As lawmakers met Wednesday to discuss possible legislative action on gun control in the wake of the country’s latest high-profile mass shooting, President Donald Trump focused on the dangers of the “mentally ill.”
“They have so many checks and balances that you can be mentally ill and it takes you six months before you can prohibit them [from buying a gun], so we have to do something very decisive,” Trump said. “You have to have very strong provisions for the mentally ill, now a lot of people are saying, ‘oh I shouldn’t be saying that’ — I tell you what, I don’t want mentally ill people to have guns.”
Since the school shooting in Parkland, Florida earlier this month, mental illness has been stigmatized by both Trump and gun advocates and offered up as the “real” explanation for mass shootings — rather than the ease of acquiring assault weapons. During a CNN town hall last week, National Rifle Association (NRA) spokeswoman Dana Loesch repeatedly used phrases like “insane” and “unfit” to describe the mentally ill.
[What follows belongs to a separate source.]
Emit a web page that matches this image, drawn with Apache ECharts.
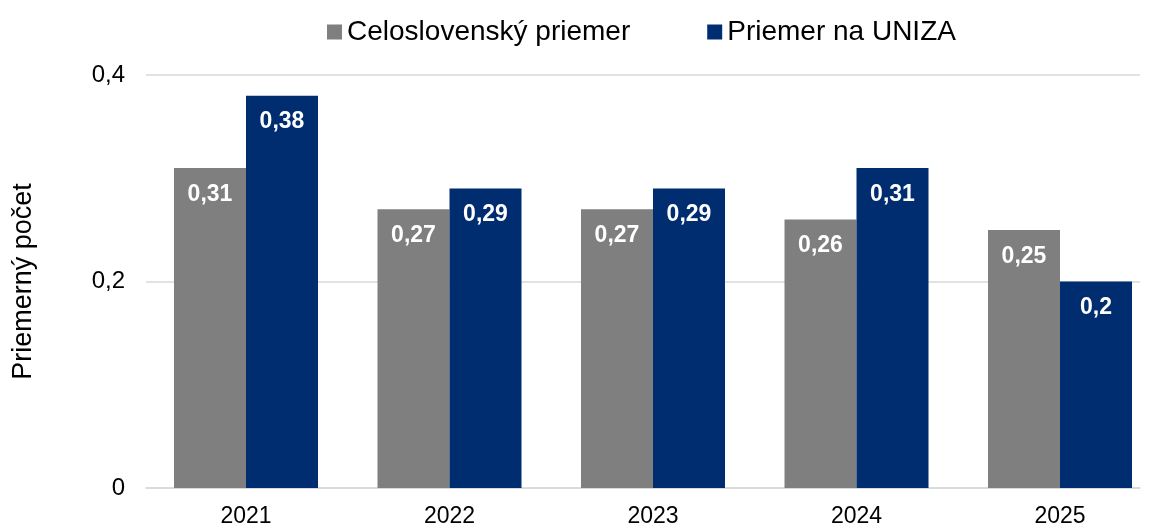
<!DOCTYPE html>
<html>
<head>
<meta charset="utf-8">
<script src="https://cdn.jsdelivr.net/npm/echarts@6/dist/echarts.min.js"></script>
<style>
  html, body { margin: 0; padding: 0; background: #fff; }
  #chart { width: 1153px; height: 529px; }
</style>
</head>
<body>
<div id="chart"></div>
<script>
// kategórie a hodnoty
const years = ['2021', '2022', '2023', '2024', '2025']
const slovakAvg = [0.31, 0.27, 0.27, 0.26, 0.25]
const unizaAvg = [0.38, 0.29, 0.29, 0.31, 0.2]
const seriesNames = ['Celoslovenský priemer', 'Priemer na UNIZA']

const font = 'Arial, "Liberation Sans", sans-serif'
const fmt = v => String(v).replace('.', ',')

const chart = echarts.init(document.getElementById('chart'))

const label = {
  show: true,
  position: 'insideTop',
  distance: 15,
  color: '#fff',
  fontWeight: 'bold',
  fontSize: 23,
  fontFamily: font,
  formatter: p => fmt(p.value)
}

chart.setOption({
  animation: false,
  legend: {
    data: seriesNames,
    left: 322,
    top: 13,
    itemWidth: 15,
    itemHeight: 15,
    itemGap: 77,
    icon: 'rect',
    textStyle: { fontSize: 28, color: '#000', fontFamily: font }
  },
  // grid 0: mriežka a os Y, grid 1: stĺpce (kategórie na okrajoch)
  grid: [
    { left: 146, right: 13, top: 75, bottom: 41 },
    { left: 246, width: 814, top: 75, bottom: 41 }
  ],
  xAxis: [
    {
      gridIndex: 0,
      type: 'value',
      min: 0,
      max: 1,
      axisLine: { show: true, onZero: false, lineStyle: { color: '#d9d9d9', width: 1.5 } },
      axisTick: { show: false },
      axisLabel: { show: false },
      splitLine: { show: false }
    },
    {
      gridIndex: 1,
      type: 'category',
      data: years,
      boundaryGap: false,
      axisTick: { show: false },
      axisLine: { show: false },
      axisLabel: { color: '#000', fontSize: 23, fontFamily: font, margin: 17 }
    }
  ],
  yAxis: [
    {
      gridIndex: 0,
      type: 'value',
      min: 0,
      max: 0.4,
      interval: 0.2,
      name: 'Priemerný počet',
      nameLocation: 'middle',
      nameGap: 109,
      nameTextStyle: { color: '#000', fontSize: 27, fontFamily: font },
      axisLine: { show: false },
      axisTick: { show: false },
      axisLabel: { color: '#000', fontSize: 24, fontFamily: font, margin: 21, formatter: v => fmt(v) },
      splitLine: { lineStyle: { color: '#d9d9d9', width: 1.5 } }
    },
    {
      gridIndex: 1,
      type: 'value',
      min: 0,
      max: 0.4,
      show: false,
      splitLine: { show: false }
    }
  ],
  series: [
    {
      name: seriesNames[0],
      type: 'bar',
      xAxisIndex: 1,
      yAxisIndex: 1,
      data: slovakAvg,
      barWidth: 72,
      barGap: '0%',
      itemStyle: { color: '#7f7f7f' },
      label: label
    },
    {
      name: seriesNames[1],
      type: 'bar',
      xAxisIndex: 1,
      yAxisIndex: 1,
      data: unizaAvg,
      barWidth: 72,
      itemStyle: { color: '#002d6f' },
      label: label
    }
  ]
})
</script>
</body>
</html>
“Do you guys want to stop mentally insane individuals from getting firearms? Yes? They have to be in the system,” Loesch said. “You can convict them, you can adjudicate them mentally unfit.”
Trump seemed to catch on as well, tweeting the next morning that he was pushing “Comprehensive Background Checks with an emphasis on Mental Health” — despite the fact that he had previously repealed a rule blocking some mentally ill people from buying guns.
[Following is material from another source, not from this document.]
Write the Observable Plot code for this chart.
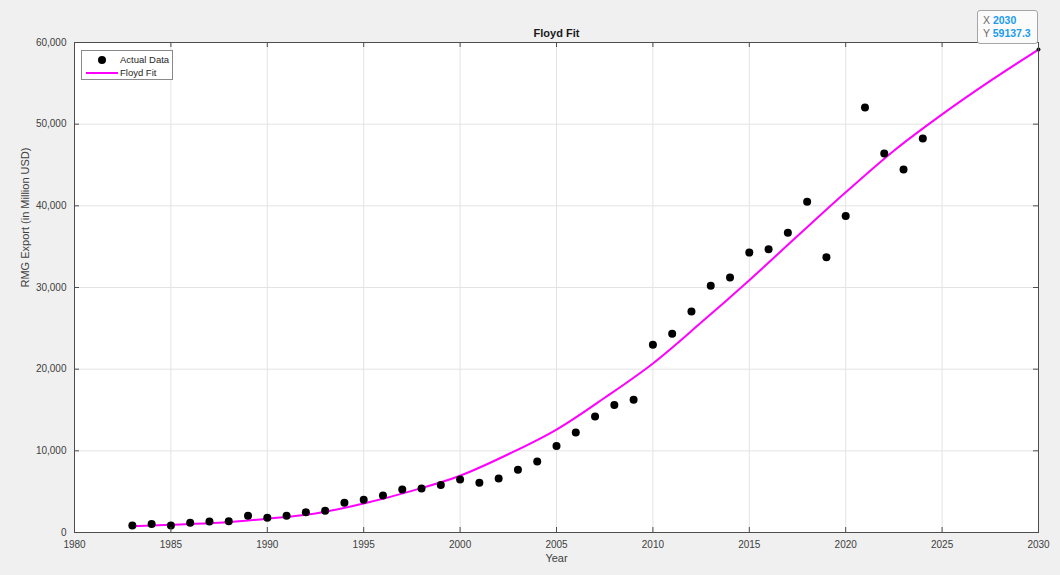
<!DOCTYPE html>
<html>
<head>
<meta charset="utf-8">
<script src="https://cdn.jsdelivr.net/npm/d3@7"></script>
<script src="https://cdn.jsdelivr.net/npm/@observablehq/plot@0.6"></script>
<style>
  html, body { margin: 0; padding: 0; background: #f0f0f0; }
  #wrap { position: relative; width: 1060px; height: 575px; font-family: "Liberation Sans", Arial, Helvetica, sans-serif; }
  #legend { position: absolute; left: 81px; top: 50px; width: 92px; height: 30px; background: #fff; border: 1px solid #8a8a8a; box-sizing: border-box; font-size: 9.5px; color: #262626; }
  #legend .row { position: absolute; left: 0; height: 12px; line-height: 12px; }
  #tip { position: absolute; left: 977px; top: 10px; width: 61px; height: 34px; background: #fbfbfb; border: 1px solid #a5a5a5; border-radius: 3px; box-sizing: border-box; font-size: 10.5px; line-height: 13px; padding: 3px 0 0 5px; color: #6a6a6a; }
  #tip b { color: #1a9cf0; font-weight: bold; }
</style>
</head>
<body>
<div id="wrap"></div>
<script>
// Actual data
const years = [1983,1984,1985,1986,1987,1988,1989,1990,1991,1992,1993,1994,1995,1996,1997,1998,1999,2000,2001,2002,2003,2004,2005,2006,2007,2008,2009,2010,2011,2012,2013,2014,2015,2016,2017,2018,2019,2020,2021,2022,2023,2024];
const exportsMUSD = [870,1030,870,1190,1360,1390,2040,1800,2040,2490,2650,3630,4000,4530,5270,5390,5830,6490,6080,6610,7670,8690,10600,12230,14190,15610,16270,23000,24340,27070,30200,31220,34280,34680,36690,40510,33710,38760,52040,46420,44460,48250];

// Floyd fit curve
const fitYears = [1983,1985,1987.5,1990,1992.5,1995,1997.5,2000,2002.5,2005,2007.5,2010,2012.5,2015,2017.5,2020,2022.5,2025,2027.5,2030];
const fitValues = [780,950,1190,1680,2330,3550,5100,6950,9580,12600,16500,20700,25700,30900,36300,41650,46750,51200,55300,59137.3];

// Tick values
const xTicks = [1980,1985,1990,1995,2000,2005,2010,2015,2020,2025,2030];
const yTicks = [0,10000,20000,30000,40000,50000,60000];

// Data tip
const tipX = 2030, tipY = 59137.3;

const data = years.map((y, i) => ({year: y, value: exportsMUSD[i]}));
const fit = fitYears.map((y, i) => ({year: y, value: fitValues[i]}));

const W = 1060, H = 575, mL = 74, mR = 22, mT = 42, mB = 43;
const iw = W - mL - mR, ih = H - mT - mB;

const chart = Plot.plot({
  width: W, height: H,
  marginLeft: mL, marginRight: mR, marginTop: mT, marginBottom: mB,
  style: {background: "#f0f0f0", fontFamily: "'Liberation Sans', Arial, Helvetica, sans-serif", fontSize: "10px", color: "#404040", overflow: "visible"},
  x: {domain: [1980, 2030]},
  y: {domain: [0, 60000]},
  marks: [
    Plot.frame({fill: "white", stroke: null}),
    Plot.ruleX(xTicks, {x: d => d, stroke: "#e3e3e3", strokeWidth: 1}),
    Plot.ruleY(yTicks, {y: d => d, stroke: "#e3e3e3", strokeWidth: 1}),
    Plot.line(fit, {x: "year", y: "value", stroke: "#ff00ff", strokeWidth: 2, curve: "monotone-x"}),
    Plot.dot(data, {x: "year", y: "value", r: 4, fill: "black", stroke: null}),
    Plot.dot([{year: tipX, value: tipY}], {x: "year", y: "value", r: 2, fill: "#111", stroke: null}),
    // inward ticks (bottom/top/left/right)
    Plot.tickX(xTicks, {x: d => d, insetTop: ih - 5, stroke: "#4d4d4d"}),
    Plot.tickX(xTicks, {x: d => d, insetBottom: ih - 5, stroke: "#4d4d4d"}),
    Plot.tickY(yTicks, {y: d => d, insetRight: iw - 5, stroke: "#4d4d4d"}),
    Plot.tickY(yTicks, {y: d => d, insetLeft: iw - 5, stroke: "#4d4d4d"}),
    Plot.frame({stroke: "#4d4d4d", strokeWidth: 1}),
    Plot.axisX({ticks: xTicks, tickSize: 0, tickPadding: 8, tickFormat: d => String(d), label: null, fill: "#404040"}),
    Plot.axisY({ticks: yTicks, tickSize: 0, tickPadding: 8, tickFormat: d3.format(","), label: null, fill: "#404040"}),
    Plot.text(["Floyd Fit"], {frameAnchor: "top", lineAnchor: "middle", dy: -9, fontWeight: "bold", fontSize: 11, fill: "#1a1a1a"}),
    Plot.text(["Year"], {frameAnchor: "bottom", lineAnchor: "middle", dy: 26, fontSize: 11, fill: "#404040"}),
    Plot.text(["RMG Export (in Million USD)"], {frameAnchor: "left", dx: -49, rotate: -90, fontSize: 11, fill: "#404040"})
  ]
});

const wrap = document.getElementById("wrap");
wrap.appendChild(chart);

// Legend
const legend = document.createElement("div");
legend.id = "legend";
legend.innerHTML =
  `<div class="row" style="top:3px;width:100%"><svg width="38" height="12" style="position:absolute;left:0;top:0"><circle cx="20" cy="6" r="4" fill="black"/></svg><span style="position:absolute;left:38px">Actual Data</span></div>` +
  `<div class="row" style="top:16px;width:100%"><svg width="38" height="12" style="position:absolute;left:0;top:0"><line x1="4" x2="36" y1="6" y2="6" stroke="#ff00ff" stroke-width="2"/></svg><span style="position:absolute;left:38px">Floyd Fit</span></div>`;
wrap.appendChild(legend);

// Data tip
const tip = document.createElement("div");
tip.id = "tip";
tip.innerHTML = `X <b>${tipX}</b><br>Y <b>${tipY}</b>`;
wrap.appendChild(tip);
</script>
</body>
</html>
After the mass shooting in Las Vegas, Nevada that left 58 people dead last October, the White House pushed a similar line, saying that “new laws won’t stop a mad man committed to harming innocent people.” When a gunman shot 26 people in Sutherland Springs, Texas last November, Trump said that it was the result of a “mental health problem at the highest level.”
However, the rush to demonize mental illness ignores the actual research and statistics, which shows that those living with mental health conditions are actually far more likely to be the victim of a crime than to perpetrate one. According to the Department of Health and Human Services, only 3-5 percent of violent acts can be contributed to those with a serious mental illness. What’s more, while one in five adults in the U.S. experiences some form of mental illness, only one in 25 live with a “serious” mental health problem, according to the National Alliance on Mental Illness.
In fact, under the new fifth issue of the Diagnostic and Statistical Manual (DSM) — often referred to as the “psychiatric bible” — the odds are even greater that more Americans will be diagnosed with mental illness. The fourth volume of the DSM estimates that 46.5 percent of Americans will have a “diagnosable mental illness” in their lifetimes, and the new version is likely to make it “even easier” to get a diagnosis, raising those numbers even higher. This isn’t due to increased mental illness but rather better awareness and detection methods.
After so many mass shootings resulting in nothing more than a collective shrug from the nation’s shoulders, it’s refreshing to see lawmakers finally — if tentatively — start to talk about taking substantive action to address gun violence. But stigmatizing and fear-mongering against a huge swath of the American public isn’t the way to do it.